Rows from a dataset of charts and code:

===============

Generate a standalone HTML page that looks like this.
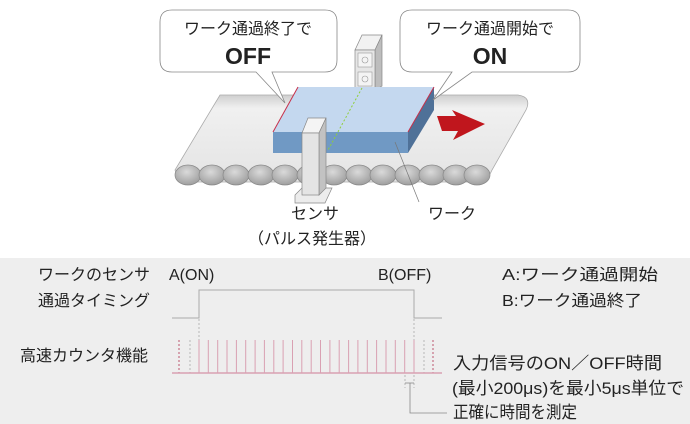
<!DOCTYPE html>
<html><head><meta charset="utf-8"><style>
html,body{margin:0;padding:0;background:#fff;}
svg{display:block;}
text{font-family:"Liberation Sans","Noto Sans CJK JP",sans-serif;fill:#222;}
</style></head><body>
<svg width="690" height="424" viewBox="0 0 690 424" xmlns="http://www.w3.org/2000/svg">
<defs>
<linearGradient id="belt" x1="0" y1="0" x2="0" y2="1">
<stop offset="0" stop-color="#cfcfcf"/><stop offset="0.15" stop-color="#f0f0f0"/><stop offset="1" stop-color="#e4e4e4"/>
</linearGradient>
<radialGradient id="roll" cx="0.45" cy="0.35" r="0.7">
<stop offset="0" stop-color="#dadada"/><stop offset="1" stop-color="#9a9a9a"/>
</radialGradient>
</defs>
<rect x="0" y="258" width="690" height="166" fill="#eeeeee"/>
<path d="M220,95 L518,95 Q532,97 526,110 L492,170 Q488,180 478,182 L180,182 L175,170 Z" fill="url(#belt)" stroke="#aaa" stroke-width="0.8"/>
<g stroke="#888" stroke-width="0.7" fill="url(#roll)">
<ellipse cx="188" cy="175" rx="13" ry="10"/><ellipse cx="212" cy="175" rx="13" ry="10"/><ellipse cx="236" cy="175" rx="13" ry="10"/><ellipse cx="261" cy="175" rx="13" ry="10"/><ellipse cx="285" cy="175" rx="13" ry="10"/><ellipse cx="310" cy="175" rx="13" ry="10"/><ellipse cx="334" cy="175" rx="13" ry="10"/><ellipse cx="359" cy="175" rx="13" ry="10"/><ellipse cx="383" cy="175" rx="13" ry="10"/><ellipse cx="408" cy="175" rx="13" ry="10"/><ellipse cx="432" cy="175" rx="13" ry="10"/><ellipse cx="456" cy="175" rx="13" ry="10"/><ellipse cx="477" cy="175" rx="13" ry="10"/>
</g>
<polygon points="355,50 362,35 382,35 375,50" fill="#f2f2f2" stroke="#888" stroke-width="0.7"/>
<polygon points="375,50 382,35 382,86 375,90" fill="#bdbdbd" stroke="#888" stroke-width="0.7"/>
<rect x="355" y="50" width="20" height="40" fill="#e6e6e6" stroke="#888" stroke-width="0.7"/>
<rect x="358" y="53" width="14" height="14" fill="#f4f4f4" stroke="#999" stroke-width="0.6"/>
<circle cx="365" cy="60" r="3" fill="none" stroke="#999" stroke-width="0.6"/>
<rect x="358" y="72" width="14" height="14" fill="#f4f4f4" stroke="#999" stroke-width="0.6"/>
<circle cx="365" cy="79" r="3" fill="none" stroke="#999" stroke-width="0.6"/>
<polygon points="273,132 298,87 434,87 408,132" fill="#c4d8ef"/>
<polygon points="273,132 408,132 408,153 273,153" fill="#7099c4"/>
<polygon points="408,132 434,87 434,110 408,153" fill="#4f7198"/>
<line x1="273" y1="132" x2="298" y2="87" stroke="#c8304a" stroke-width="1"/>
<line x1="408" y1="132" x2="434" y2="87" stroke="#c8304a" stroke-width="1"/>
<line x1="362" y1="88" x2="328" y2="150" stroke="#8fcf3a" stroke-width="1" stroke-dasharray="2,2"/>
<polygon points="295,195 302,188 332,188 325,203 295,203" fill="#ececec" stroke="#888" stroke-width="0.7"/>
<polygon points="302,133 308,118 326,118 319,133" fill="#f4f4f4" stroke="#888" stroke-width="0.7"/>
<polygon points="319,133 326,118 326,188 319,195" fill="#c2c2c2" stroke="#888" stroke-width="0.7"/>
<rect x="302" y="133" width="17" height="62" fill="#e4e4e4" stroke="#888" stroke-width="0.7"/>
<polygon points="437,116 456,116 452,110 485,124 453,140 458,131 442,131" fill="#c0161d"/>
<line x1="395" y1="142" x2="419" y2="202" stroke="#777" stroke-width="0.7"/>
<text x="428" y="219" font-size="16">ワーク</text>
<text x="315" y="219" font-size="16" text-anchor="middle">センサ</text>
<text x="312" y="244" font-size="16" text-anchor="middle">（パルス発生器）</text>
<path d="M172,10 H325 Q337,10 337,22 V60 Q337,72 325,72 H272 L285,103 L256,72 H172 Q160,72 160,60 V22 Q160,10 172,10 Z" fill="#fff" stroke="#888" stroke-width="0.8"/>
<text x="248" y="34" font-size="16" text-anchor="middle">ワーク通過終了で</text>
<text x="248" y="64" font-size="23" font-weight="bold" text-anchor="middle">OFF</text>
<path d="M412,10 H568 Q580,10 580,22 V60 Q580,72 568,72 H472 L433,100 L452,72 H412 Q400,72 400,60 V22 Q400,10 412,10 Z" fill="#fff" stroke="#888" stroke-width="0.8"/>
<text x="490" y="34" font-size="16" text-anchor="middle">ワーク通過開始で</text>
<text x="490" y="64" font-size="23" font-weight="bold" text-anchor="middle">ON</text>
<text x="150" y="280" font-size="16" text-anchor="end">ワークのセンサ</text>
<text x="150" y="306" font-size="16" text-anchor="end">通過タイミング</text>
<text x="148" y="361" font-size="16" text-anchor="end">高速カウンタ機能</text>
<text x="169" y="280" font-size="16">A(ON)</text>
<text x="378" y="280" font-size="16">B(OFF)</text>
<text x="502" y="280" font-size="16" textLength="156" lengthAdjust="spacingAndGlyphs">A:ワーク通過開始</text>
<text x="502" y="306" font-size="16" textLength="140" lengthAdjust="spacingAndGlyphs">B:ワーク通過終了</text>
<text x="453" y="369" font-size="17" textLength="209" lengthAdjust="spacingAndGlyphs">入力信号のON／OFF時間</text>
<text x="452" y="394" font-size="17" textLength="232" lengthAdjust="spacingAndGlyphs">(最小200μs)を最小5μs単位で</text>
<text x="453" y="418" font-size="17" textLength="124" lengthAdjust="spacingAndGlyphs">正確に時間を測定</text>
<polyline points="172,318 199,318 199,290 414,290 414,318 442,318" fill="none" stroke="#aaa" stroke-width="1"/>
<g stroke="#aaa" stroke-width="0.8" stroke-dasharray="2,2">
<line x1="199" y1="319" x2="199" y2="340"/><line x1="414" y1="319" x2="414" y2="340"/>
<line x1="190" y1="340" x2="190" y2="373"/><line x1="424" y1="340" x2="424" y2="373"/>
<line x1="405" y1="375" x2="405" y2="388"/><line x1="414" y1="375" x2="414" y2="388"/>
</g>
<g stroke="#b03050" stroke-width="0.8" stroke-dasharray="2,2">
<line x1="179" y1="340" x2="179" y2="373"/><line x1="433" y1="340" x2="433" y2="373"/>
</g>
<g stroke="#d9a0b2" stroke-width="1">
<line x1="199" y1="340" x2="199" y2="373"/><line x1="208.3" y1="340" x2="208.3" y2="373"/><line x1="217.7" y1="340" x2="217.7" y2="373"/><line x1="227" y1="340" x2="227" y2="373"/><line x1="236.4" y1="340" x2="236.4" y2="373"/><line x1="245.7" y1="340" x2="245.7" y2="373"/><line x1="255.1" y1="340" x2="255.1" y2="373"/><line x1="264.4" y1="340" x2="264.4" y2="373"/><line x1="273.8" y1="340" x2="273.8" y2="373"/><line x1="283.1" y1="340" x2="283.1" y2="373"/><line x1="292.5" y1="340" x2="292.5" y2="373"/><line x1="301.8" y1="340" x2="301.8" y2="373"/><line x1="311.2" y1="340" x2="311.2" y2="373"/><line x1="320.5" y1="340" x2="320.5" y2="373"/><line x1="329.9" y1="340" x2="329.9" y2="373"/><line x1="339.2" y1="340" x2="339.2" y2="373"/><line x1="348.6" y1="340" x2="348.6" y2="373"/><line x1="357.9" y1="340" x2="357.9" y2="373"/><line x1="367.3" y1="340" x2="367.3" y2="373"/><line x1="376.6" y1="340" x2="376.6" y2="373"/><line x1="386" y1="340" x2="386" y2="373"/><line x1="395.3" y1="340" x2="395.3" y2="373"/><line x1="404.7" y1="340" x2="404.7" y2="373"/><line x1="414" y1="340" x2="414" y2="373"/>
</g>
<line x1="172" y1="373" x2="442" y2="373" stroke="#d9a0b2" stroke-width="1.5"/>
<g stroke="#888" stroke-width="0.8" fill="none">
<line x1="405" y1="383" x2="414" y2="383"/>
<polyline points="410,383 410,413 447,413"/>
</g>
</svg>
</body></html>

===============

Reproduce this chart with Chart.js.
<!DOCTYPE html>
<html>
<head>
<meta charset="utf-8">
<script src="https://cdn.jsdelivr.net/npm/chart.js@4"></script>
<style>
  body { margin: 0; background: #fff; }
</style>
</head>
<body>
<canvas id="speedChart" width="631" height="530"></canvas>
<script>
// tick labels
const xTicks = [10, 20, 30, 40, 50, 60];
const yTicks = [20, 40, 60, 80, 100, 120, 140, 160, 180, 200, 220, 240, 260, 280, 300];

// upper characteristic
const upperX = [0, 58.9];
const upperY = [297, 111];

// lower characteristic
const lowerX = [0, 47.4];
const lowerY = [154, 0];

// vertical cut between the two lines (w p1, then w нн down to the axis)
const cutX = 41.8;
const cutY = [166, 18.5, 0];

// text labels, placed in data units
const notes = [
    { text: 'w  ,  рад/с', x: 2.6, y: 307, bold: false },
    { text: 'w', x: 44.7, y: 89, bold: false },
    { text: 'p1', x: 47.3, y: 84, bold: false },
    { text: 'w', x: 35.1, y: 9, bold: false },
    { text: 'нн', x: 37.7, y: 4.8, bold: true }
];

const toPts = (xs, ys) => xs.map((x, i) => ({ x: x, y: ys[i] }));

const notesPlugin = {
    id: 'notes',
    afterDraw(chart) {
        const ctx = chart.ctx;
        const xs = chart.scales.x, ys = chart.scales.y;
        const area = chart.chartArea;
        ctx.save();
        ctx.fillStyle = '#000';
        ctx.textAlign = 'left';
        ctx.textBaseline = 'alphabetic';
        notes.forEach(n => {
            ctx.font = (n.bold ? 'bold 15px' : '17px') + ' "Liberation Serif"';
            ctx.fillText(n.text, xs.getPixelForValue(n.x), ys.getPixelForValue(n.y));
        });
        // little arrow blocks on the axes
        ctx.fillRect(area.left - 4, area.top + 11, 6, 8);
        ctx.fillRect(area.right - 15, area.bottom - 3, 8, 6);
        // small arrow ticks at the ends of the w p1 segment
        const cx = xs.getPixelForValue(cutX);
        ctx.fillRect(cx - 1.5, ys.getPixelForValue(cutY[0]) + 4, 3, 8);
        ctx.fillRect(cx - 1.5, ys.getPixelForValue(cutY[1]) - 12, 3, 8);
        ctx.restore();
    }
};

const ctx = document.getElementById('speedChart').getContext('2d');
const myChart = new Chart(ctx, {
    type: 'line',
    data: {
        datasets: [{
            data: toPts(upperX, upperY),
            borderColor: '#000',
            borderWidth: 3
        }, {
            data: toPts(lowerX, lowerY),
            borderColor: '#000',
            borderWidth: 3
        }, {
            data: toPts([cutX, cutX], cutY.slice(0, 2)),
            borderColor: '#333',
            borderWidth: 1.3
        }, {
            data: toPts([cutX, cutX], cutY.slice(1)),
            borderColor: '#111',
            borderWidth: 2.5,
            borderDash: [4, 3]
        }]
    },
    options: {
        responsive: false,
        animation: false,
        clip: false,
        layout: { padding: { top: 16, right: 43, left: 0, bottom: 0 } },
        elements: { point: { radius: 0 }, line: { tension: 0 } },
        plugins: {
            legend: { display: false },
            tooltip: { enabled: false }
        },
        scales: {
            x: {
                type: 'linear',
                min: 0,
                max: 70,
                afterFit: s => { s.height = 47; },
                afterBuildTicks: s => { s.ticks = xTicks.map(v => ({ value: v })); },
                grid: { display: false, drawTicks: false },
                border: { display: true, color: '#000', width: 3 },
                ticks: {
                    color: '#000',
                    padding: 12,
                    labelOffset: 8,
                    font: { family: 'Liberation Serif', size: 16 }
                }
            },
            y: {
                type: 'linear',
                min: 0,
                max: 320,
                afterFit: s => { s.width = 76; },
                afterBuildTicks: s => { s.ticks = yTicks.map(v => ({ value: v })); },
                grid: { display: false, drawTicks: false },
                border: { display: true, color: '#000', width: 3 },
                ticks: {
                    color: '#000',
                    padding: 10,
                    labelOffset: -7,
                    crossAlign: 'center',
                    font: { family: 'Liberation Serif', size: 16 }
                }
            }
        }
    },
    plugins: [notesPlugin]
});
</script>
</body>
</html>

===============

Task: Output only the lines from the one containing "Reproduce this chart with Chart.js." through the one containing "const toPts = (xs, ys)", inclusive, exactly as written.

Result:
Reproduce this chart with Chart.js.
<!DOCTYPE html>
<html>
<head>
<meta charset="utf-8">
<script src="https://cdn.jsdelivr.net/npm/chart.js@4"></script>
<style>
  body { margin: 0; background: #fff; }
</style>
</head>
<body>
<canvas id="speedChart" width="631" height="530"></canvas>
<script>
// tick labels
const xTicks = [10, 20, 30, 40, 50, 60];
const yTicks = [20, 40, 60, 80, 100, 120, 140, 160, 180, 200, 220, 240, 260, 280, 300];

// upper characteristic
const upperX = [0, 58.9];
const upperY = [297, 111];

// lower characteristic
const lowerX = [0, 47.4];
const lowerY = [154, 0];

// vertical cut between the two lines (w p1, then w нн down to the axis)
const cutX = 41.8;
const cutY = [166, 18.5, 0];

// text labels, placed in data units
const notes = [
    { text: 'w  ,  рад/с', x: 2.6, y: 307, bold: false },
    { text: 'w', x: 44.7, y: 89, bold: false },
    { text: 'p1', x: 47.3, y: 84, bold: false },
    { text: 'w', x: 35.1, y: 9, bold: false },
    { text: 'нн', x: 37.7, y: 4.8, bold: true }
];

const toPts = (xs, ys) => xs.map((x, i) => ({ x: x, y: ys[i] }));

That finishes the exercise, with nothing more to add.